### Exercise
Reproduce the listing word for word, leaving every picture behind.

### Source excerpt
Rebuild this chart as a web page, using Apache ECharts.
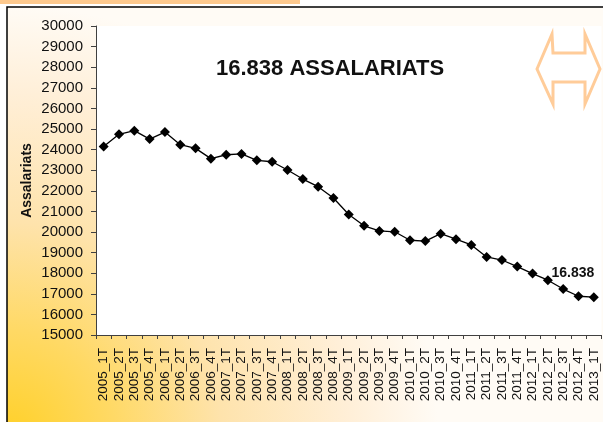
<!DOCTYPE html>
<html>
<head>
<meta charset="utf-8">
<script src="https://cdn.jsdelivr.net/npm/echarts@6/dist/echarts.min.js"></script>
<style>
  html, body { margin: 0; padding: 0; background: #fff; }
  #chart { width: 603px; height: 422px; }
</style>
</head>
<body>
<div id="chart"></div>
<script>
// quarters
const quarters = [
  '2005_1T', '2005_2T', '2005_3T', '2005_4T',
  '2006_1T', '2006_2T', '2006_3T', '2006_4T',
  '2007_1T', '2007_2T', '2007_3T', '2007_4T',
  '2008_1T', '2008_2T', '2008_3T', '2008_4T',
  '2009_1T', '2009_2T', '2009_3T', '2009_4T',
  '2010_1T', '2010_2T', '2010_3T', '2010_4T',
  '2011_1T', '2011_2T', '2011_3T', '2011_4T',
  '2012_1T', '2012_2T', '2012_3T', '2012_4T',
  '2013_1T'
];
// employees per quarter
const employees = [
  24150, 24740, 24920, 24510,
  24850, 24240, 24060, 23560,
  23750, 23790, 23480, 23410,
  23010, 22570, 22200, 21650,
  20850, 20300, 20050, 20010,
  19600, 19560, 19920, 19650,
  19370, 18790, 18640, 18320,
  17980, 17660, 17230, 16880,
  16838
];
const yTicks = { min: 15000, max: 30000, step: 1000 };
const titleText = '16.838 ASSALARIATS';
const lastLabel = '16.838';
const yName = 'Assalariats';

const font = "'Liberation Sans', Arial, sans-serif";

let myChart = echarts.init(document.getElementById('chart'), null, { renderer: 'canvas' });

let seriesData = employees.map((v, i) => {
  if (i === employees.length - 1) {
    return {
      value: v,
      label: {
        show: true,
        formatter: lastLabel,
        position: 'top',
        offset: [-21, -7],
        fontFamily: font,
        fontWeight: 'bold',
        fontSize: 14,
        color: '#111'
      }
    };
  }
  return v;
});

let option = {
  backgroundColor: '#fff',
  animation: false,
  title: {
    text: titleText,
    left: 211,
    top: 53,
    textStyle: { fontFamily: font, fontWeight: 'bold', fontSize: 22, color: '#111' }
  },
  graphic: [
    // orange strip at top
    { type: 'rect', z: -20, shape: { x: 0, y: 0, width: 300, height: 4 }, style: { fill: '#FDC98E' } },
    // framed box with gradient
    {
      type: 'rect', z: -10,
      shape: { x: 7, y: 7, width: 610, height: 430 },
      style: {
        fill: new echarts.graphic.RadialGradient(0, 1, 1, [
          { offset: 0, color: '#FFD026' },
          { offset: 0.25, color: '#FFD965' },
          { offset: 0.5, color: '#FEE3AC' },
          { offset: 0.8, color: '#FFEFD8' },
          { offset: 1, color: '#FFFBF5' }
        ]),
        stroke: '#000',
        lineWidth: 1.5
      }
    },
    // double arrow icon
    {
      type: 'polygon', z: 100,
      shape: {
        points: [[537, 69], [552, 34], [553, 53], [585, 53], [585, 34], [600, 69],
                 [585, 104], [585, 82], [553, 82], [553, 104]]
      },
      style: { fill: 'none', stroke: '#FFCC99', lineWidth: 3, lineJoin: 'miter' }
    }
  ],
  grid: {
    left: 96, right: 1.5, top: 26, bottom: 87,
    show: true, backgroundColor: '#fff', borderWidth: 0
  },
  xAxis: {
    type: 'category',
    data: quarters,
    boundaryGap: true,
    axisLine: { show: true, lineStyle: { color: '#404040', width: 1 } },
    axisTick: { show: true, interval: 0, length: 4, alignWithLabel: false, lineStyle: { color: '#404040' } },
    axisLabel: {
      interval: 0, rotate: 90, margin: 13,
      fontFamily: font, fontSize: 13.5, color: '#111'
    },
    splitLine: { show: false }
  },
  yAxis: {
    type: 'value',
    min: yTicks.min, max: yTicks.max, interval: yTicks.step,
    name: yName,
    nameLocation: 'middle',
    nameRotate: 90,
    nameGap: 62,
    nameMoveOverlap: false,
    nameTextStyle: { fontFamily: font, fontWeight: 'bold', fontSize: 14, color: '#111' },
    axisLine: { show: true, lineStyle: { color: '#404040', width: 1 } },
    axisTick: { show: true, length: 5, lineStyle: { color: '#404040' } },
    axisLabel: {
      margin: 13, fontFamily: font, fontSize: 15, color: '#111',
      formatter: v => String(v)
    },
    splitLine: { show: false }
  },
  series: [{
    type: 'line',
    data: seriesData,
    symbol: 'diamond',
    symbolSize: 10,
    itemStyle: { color: '#000' },
    lineStyle: { color: '#000', width: 1.3 },
    label: { show: false }
  }]
};
myChart.setOption(option);
</script>
</body>
</html>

### Result of the exercise
Rebuild this chart as a web page, using Apache ECharts.
<!DOCTYPE html>
<html>
<head>
<meta charset="utf-8">
<script src="https://cdn.jsdelivr.net/npm/echarts@6/dist/echarts.min.js"></script>
<style>
  html, body { margin: 0; padding: 0; background: #fff; }
  #chart { width: 603px; height: 422px; }
</style>
</head>
<body>
<div id="chart"></div>
<script>
// quarters
const quarters = [
  '2005_1T', '2005_2T', '2005_3T', '2005_4T',
  '2006_1T', '2006_2T', '2006_3T', '2006_4T',
  '2007_1T', '2007_2T', '2007_3T', '2007_4T',
  '2008_1T', '2008_2T', '2008_3T', '2008_4T',
  '2009_1T', '2009_2T', '2009_3T', '2009_4T',
  '2010_1T', '2010_2T', '2010_3T', '2010_4T',
  '2011_1T', '2011_2T', '2011_3T', '2011_4T',
  '2012_1T', '2012_2T', '2012_3T', '2012_4T',
  '2013_1T'
];
// employees per quarter
const employees = [
  24150, 24740, 24920, 24510,
  24850, 24240, 24060, 23560,
  23750, 23790, 23480, 23410,
  23010, 22570, 22200, 21650,
  20850, 20300, 20050, 20010,
  19600, 19560, 19920, 19650,
  19370, 18790, 18640, 18320,
  17980, 17660, 17230, 16880,
  16838
];
const yTicks = { min: 15000, max: 30000, step: 1000 };
const titleText = '16.838 ASSALARIATS';
const lastLabel = '16.838';
const yName = 'Assalariats';

const font = "'Liberation Sans', Arial, sans-serif";

let myChart = echarts.init(document.getElementById('chart'), null, { renderer: 'canvas' });

let seriesData = employees.map((v, i) => {
  if (i === employees.length - 1) {
    return {
      value: v,
      label: {
        show: true,
        formatter: lastLabel,
        position: 'top',
        offset: [-21, -7],
        fontFamily: font,
        fontWeight: 'bold',
        fontSize: 14,
        color: '#111'
      }
    };
  }
  return v;
});

let option = {
  backgroundColor: '#fff',
  animation: false,
  title: {
    text: titleText,
    left: 211,
    top: 53,
    textStyle: { fontFamily: font, fontWeight: 'bold', fontSize: 22, color: '#111' }
  },
  graphic: [
    // orange strip at top
    { type: 'rect', z: -20, shape: { x: 0, y: 0, width: 300, height: 4 }, style: { fill: '#FDC98E' } },
    // framed box with gradient
    {
      type: 'rect', z: -10,
      shape: { x: 7, y: 7, width: 610, height: 430 },
      style: {
        fill: new echarts.graphic.RadialGradient(0, 1, 1, [
          { offset: 0, color: '#FFD026' },
          { offset: 0.25, color: '#FFD965' },
          { offset: 0.5, color: '#FEE3AC' },
          { offset: 0.8, color: '#FFEFD8' },
          { offset: 1, color: '#FFFBF5' }
        ]),
        stroke: '#000',
        lineWidth: 1.5
      }
    },
    // double arrow icon
    {
      type: 'polygon', z: 100,
      shape: {
        points: [[537, 69], [552, 34], [553, 53], [585, 53], [585, 34], [600, 69],
                 [585, 104], [585, 82], [553, 82], [553, 104]]
      },
      style: { fill: 'none', stroke: '#FFCC99', lineWidth: 3, lineJoin: 'miter' }
    }
  ],
  grid: {
    left: 96, right: 1.5, top: 26, bottom: 87,
    show: true, backgroundColor: '#fff', borderWidth: 0
  },
  xAxis: {
    type: 'category',
    data: quarters,
    boundaryGap: true,
    axisLine: { show: true, lineStyle: { color: '#404040', width: 1 } },
    axisTick: { show: true, interval: 0, length: 4, alignWithLabel: false, lineStyle: { color: '#404040' } },
    axisLabel: {
      interval: 0, rotate: 90, margin: 13,
      fontFamily: font, fontSize: 13.5, color: '#111'
    },
    splitLine: { show: false }
  },
  yAxis: {
    type: 'value',
    min: yTicks.min, max: yTicks.max, interval: yTicks.step,
    name: yName,
    nameLocation: 'middle',
    nameRotate: 90,
    nameGap: 62,
    nameMoveOverlap: false,
    nameTextStyle: { fontFamily: font, fontWeight: 'bold', fontSize: 14, color: '#111' },
    axisLine: { show: true, lineStyle: { color: '#404040', width: 1 } },
    axisTick: { show: true, length: 5, lineStyle: { color: '#404040' } },
    axisLabel: {
      margin: 13, fontFamily: font, fontSize: 15, color: '#111',
      formatter: v => String(v)
    },
    splitLine: { show: false }
  },
  series: [{
    type: 'line',
    data: seriesData,
    symbol: 'diamond',
    symbolSize: 10,
    itemStyle: { color: '#000' },
    lineStyle: { color: '#000', width: 1.3 },
    label: { show: false }
  }]
};
myChart.setOption(option);
</script>
</body>
</html>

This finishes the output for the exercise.